Eran las tres de la tarde. Hubo suerte y la lluvia no fue a más. Cuando llegué
a los lagos del Diable, el último punto para coger agua hasta el siguiente
pueblo, Sospel, descargué para llenar la botella que me habían dado en el
refugio. Paf… la botella no estaba, se había esfumado. Luego recordé que la
había dejado en el mostrador del refugio. Me jodió mi falta de atención, pero
no había otra.
En el col du
Diable salió el sol y el panorama que tenía por delante era como estar
repentinamente ante la disolución de los Alpes, colinas y colinas saliendo de
la bruma tras las que con toda seguridad estaría el mar.

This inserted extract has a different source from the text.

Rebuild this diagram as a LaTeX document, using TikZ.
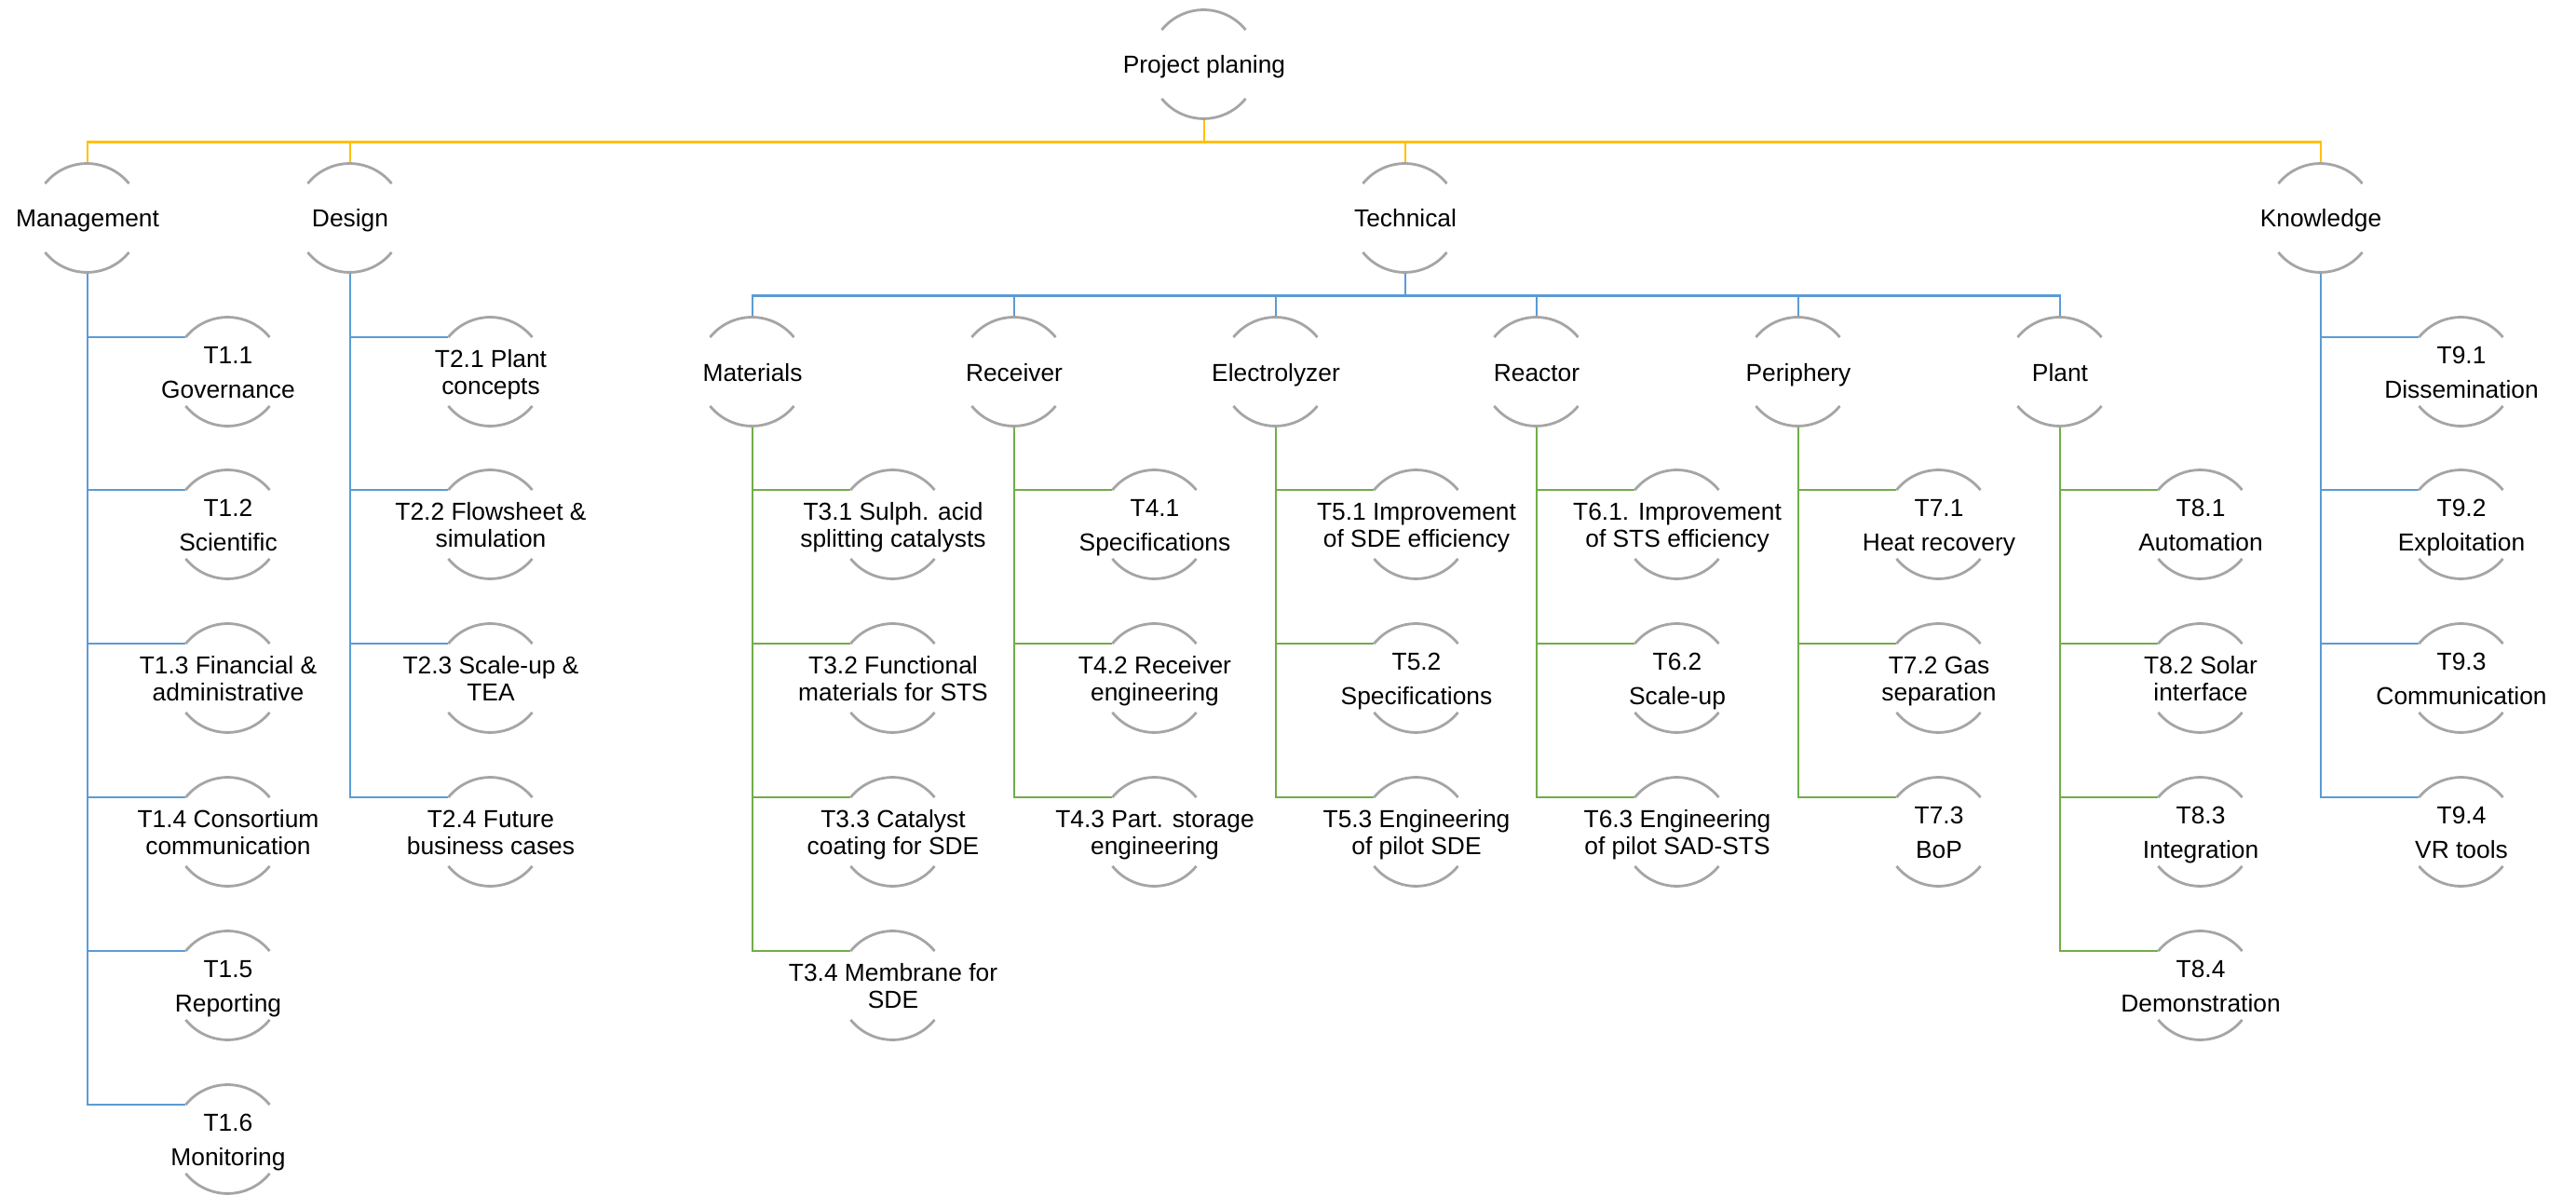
\documentclass[tikz,border=0pt]{standalone}
\usepackage{fontspec}
\setmainfont{Liberation Sans}
\definecolor{wbsyellow}{HTML}{FFC000}
\definecolor{wbsblue}{HTML}{5B9BD5}
\definecolor{wbsgreen}{HTML}{70AD47}
\definecolor{wbsgray}{HTML}{A5A5A5}
\newcommand{\tbox}[1]{\makebox[0pt]{\raisebox{-3pt}[0pt][0pt]{\begin{tabular}{@{}c@{}}#1\end{tabular}}}}

\tikzset{
  wbs/.style={circle, inner sep=0pt, minimum size=1.16cm, font=\fontsize{7.5}{8}\selectfont},
  rim/.style={wbsgray, line width=0.8pt},
  yline/.style={wbsyellow, line width=0.8pt},
  bline/.style={wbsblue, line width=0.8pt},
  gline/.style={wbsgreen, line width=0.8pt}
}

\begin{document}
\begin{tikzpicture}
    \useasboundingbox (0,0) rectangle (27.66,-12.83);

    % Top
    \node[wbs] (plan) at (12.93,-0.69) {\tbox{Project planing}};

    % Work packages
    \node[wbs] (mgmt) at (0.94,-2.34) {\tbox{Management}};
    \node[wbs] (design) at (3.76,-2.34) {\tbox{Design}};
    \node[wbs] (tech) at (15.09,-2.34) {\tbox{Technical}};
    \node[wbs] (know) at (24.92,-2.34) {\tbox{Knowledge}};

    % Technical groups
    \node[wbs] (mat) at (8.08,-3.99) {\tbox{Materials}};
    \node[wbs] (rec) at (10.89,-3.99) {\tbox{Receiver}};
    \node[wbs] (elec) at (13.70,-3.99) {\tbox{Electrolyzer}};
    \node[wbs] (reac) at (16.50,-3.99) {\tbox{Reactor}};
    \node[wbs] (peri) at (19.31,-3.99) {\tbox{Periphery}};
    \node[wbs] (plant) at (22.12,-3.99) {\tbox{Plant}};

    % Management tasks
    \node[wbs] (t11) at (2.45,-3.99) {\tbox{T1.1\\[2.7pt]Governance}};
    \node[wbs] (t12) at (2.45,-5.63) {\tbox{T1.2\\[2.7pt]Scientific}};
    \node[wbs] (t13) at (2.45,-7.28) {\tbox{T1.3 Financial \&\\administrative}};
    \node[wbs] (t14) at (2.45,-8.93) {\tbox{T1.4 Consortium\\communication}};
    \node[wbs] (t15) at (2.45,-10.58) {\tbox{T1.5\\[2.7pt]Reporting}};
    \node[wbs] (t16) at (2.45,-12.23) {\tbox{T1.6\\[2.7pt]Monitoring}};

    % Design tasks
    \node[wbs] (t21) at (5.27,-3.99) {\tbox{T2.1 Plant\\concepts}};
    \node[wbs] (t22) at (5.27,-5.63) {\tbox{T2.2 Flowsheet \&\\simulation}};
    \node[wbs] (t23) at (5.27,-7.28) {\tbox{T2.3 Scale-up \&\\TEA}};
    \node[wbs] (t24) at (5.27,-8.93) {\tbox{T2.4 Future\\business cases}};

    % Materials tasks
    \node[wbs] (t31) at (9.59,-5.63) {\tbox{T3.1 Sulph. acid\\splitting catalysts}};
    \node[wbs] (t32) at (9.59,-7.28) {\tbox{T3.2 Functional\\materials for STS}};
    \node[wbs] (t33) at (9.59,-8.93) {\tbox{T3.3 Catalyst\\coating for SDE}};
    \node[wbs] (t34) at (9.59,-10.58) {\tbox{T3.4 Membrane for\\SDE}};

    % Receiver tasks
    \node[wbs] (t41) at (12.40,-5.63) {\tbox{T4.1\\[2.7pt]Specifications}};
    \node[wbs] (t42) at (12.40,-7.28) {\tbox{T4.2 Receiver\\engineering}};
    \node[wbs] (t43) at (12.40,-8.93) {\tbox{T4.3 Part. storage\\engineering}};

    % Electrolyzer tasks
    \node[wbs] (t51) at (15.21,-5.63) {\tbox{T5.1 Improvement\\of SDE efficiency}};
    \node[wbs] (t52) at (15.21,-7.28) {\tbox{T5.2\\[2.7pt]Specifications}};
    \node[wbs] (t53) at (15.21,-8.93) {\tbox{T5.3 Engineering\\of pilot SDE}};

    % Reactor tasks
    \node[wbs] (t61) at (18.01,-5.63) {\tbox{T6.1. Improvement\\of STS efficiency}};
    \node[wbs] (t62) at (18.01,-7.28) {\tbox{T6.2\\[2.7pt]Scale-up}};
    \node[wbs] (t63) at (18.01,-8.93) {\tbox{T6.3 Engineering\\of pilot SAD-STS}};

    % Periphery tasks
    \node[wbs] (t71) at (20.82,-5.63) {\tbox{T7.1\\[2.7pt]Heat recovery}};
    \node[wbs] (t72) at (20.82,-7.28) {\tbox{T7.2 Gas\\separation}};
    \node[wbs] (t73) at (20.82,-8.93) {\tbox{T7.3\\[2.7pt]BoP}};

    % Plant tasks
    \node[wbs] (t81) at (23.63,-5.63) {\tbox{T8.1\\[2.7pt]Automation}};
    \node[wbs] (t82) at (23.63,-7.28) {\tbox{T8.2 Solar\\interface}};
    \node[wbs] (t83) at (23.63,-8.93) {\tbox{T8.3\\[2.7pt]Integration}};
    \node[wbs] (t84) at (23.63,-10.58) {\tbox{T8.4\\[2.7pt]Demonstration}};

    % Knowledge tasks
    \node[wbs] (t91) at (26.43,-3.99) {\tbox{T9.1\\[2.7pt]Dissemination}};
    \node[wbs] (t92) at (26.43,-5.63) {\tbox{T9.2\\[2.7pt]Exploitation}};
    \node[wbs] (t93) at (26.43,-7.28) {\tbox{T9.3\\[2.7pt]Communication}};
    \node[wbs] (t94) at (26.43,-8.93) {\tbox{T9.4\\[2.7pt]VR tools}};

    % Connectors
    \foreach \n in {mgmt,design,tech,know}
        \draw[yline] (plan.south) -- ++(0,-0.245) -| (\n.north);
    \foreach \n in {mat,rec,elec,reac,peri,plant}
        \draw[bline] (tech.south) -- ++(0,-0.245) -| (\n.north);
    \foreach \n in {t11,t12,t13,t14,t15,t16}
        \draw[bline] (mgmt.south) |- (\n.141);
    \foreach \n in {t21,t22,t23,t24}
        \draw[bline] (design.south) |- (\n.141);
    \foreach \n in {t91,t92,t93,t94}
        \draw[bline] (know.south) |- (\n.141);
    \foreach \n in {t31,t32,t33,t34}
        \draw[gline] (mat.south) |- (\n.141);
    \foreach \n in {t41,t42,t43}
        \draw[gline] (rec.south) |- (\n.141);
    \foreach \n in {t51,t52,t53}
        \draw[gline] (elec.south) |- (\n.141);
    \foreach \n in {t61,t62,t63}
        \draw[gline] (reac.south) |- (\n.141);
    \foreach \n in {t71,t72,t73}
        \draw[gline] (peri.south) |- (\n.141);
    \foreach \n in {t81,t82,t83,t84}
        \draw[gline] (plant.south) |- (\n.141);

    % Arcs above and below each text
    \foreach \n in {plan,mgmt,design,tech,know,mat,rec,elec,reac,peri,plant,
                    t11,t12,t13,t14,t15,t16,t21,t22,t23,t24,t31,t32,t33,t34,
                    t41,t42,t43,t51,t52,t53,t61,t62,t63,t71,t72,t73,
                    t81,t82,t83,t84,t91,t92,t93,t94} {
        \draw[rim] (\n.141) arc[start angle=141, end angle=39, radius=0.58cm];
        \draw[rim] (\n.-141) arc[start angle=-141, end angle=-39, radius=0.58cm];
    }
\end{tikzpicture}
\end{document}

Siguieron largas y
anchas laderas amarillas muy fotogénicas todas y como la amenaza de lluvia pasó
decidí acortar mi jornada del día siguiente caminando un par de horas más. Terminé
encontrando un prado a mi gusto junto a un búnker. Tuve tiempo de tomar el sol
mientras al fondo las montañas y colinas adquirían ese aspecto azulado de
algunos grabados japoneses.
El viento, que no
ha sido durante todo el verano ningún obstáculo, ha empezado a vapulear mi
tienda, situada, eso sí, en el lugar menos apropiado, un collado abierto a
todas las ventoleras. No, no había otra posible elección. Si anoche me dormí en
mitad de un aparatosa tormenta hoy velará mi sueño la nana del viento.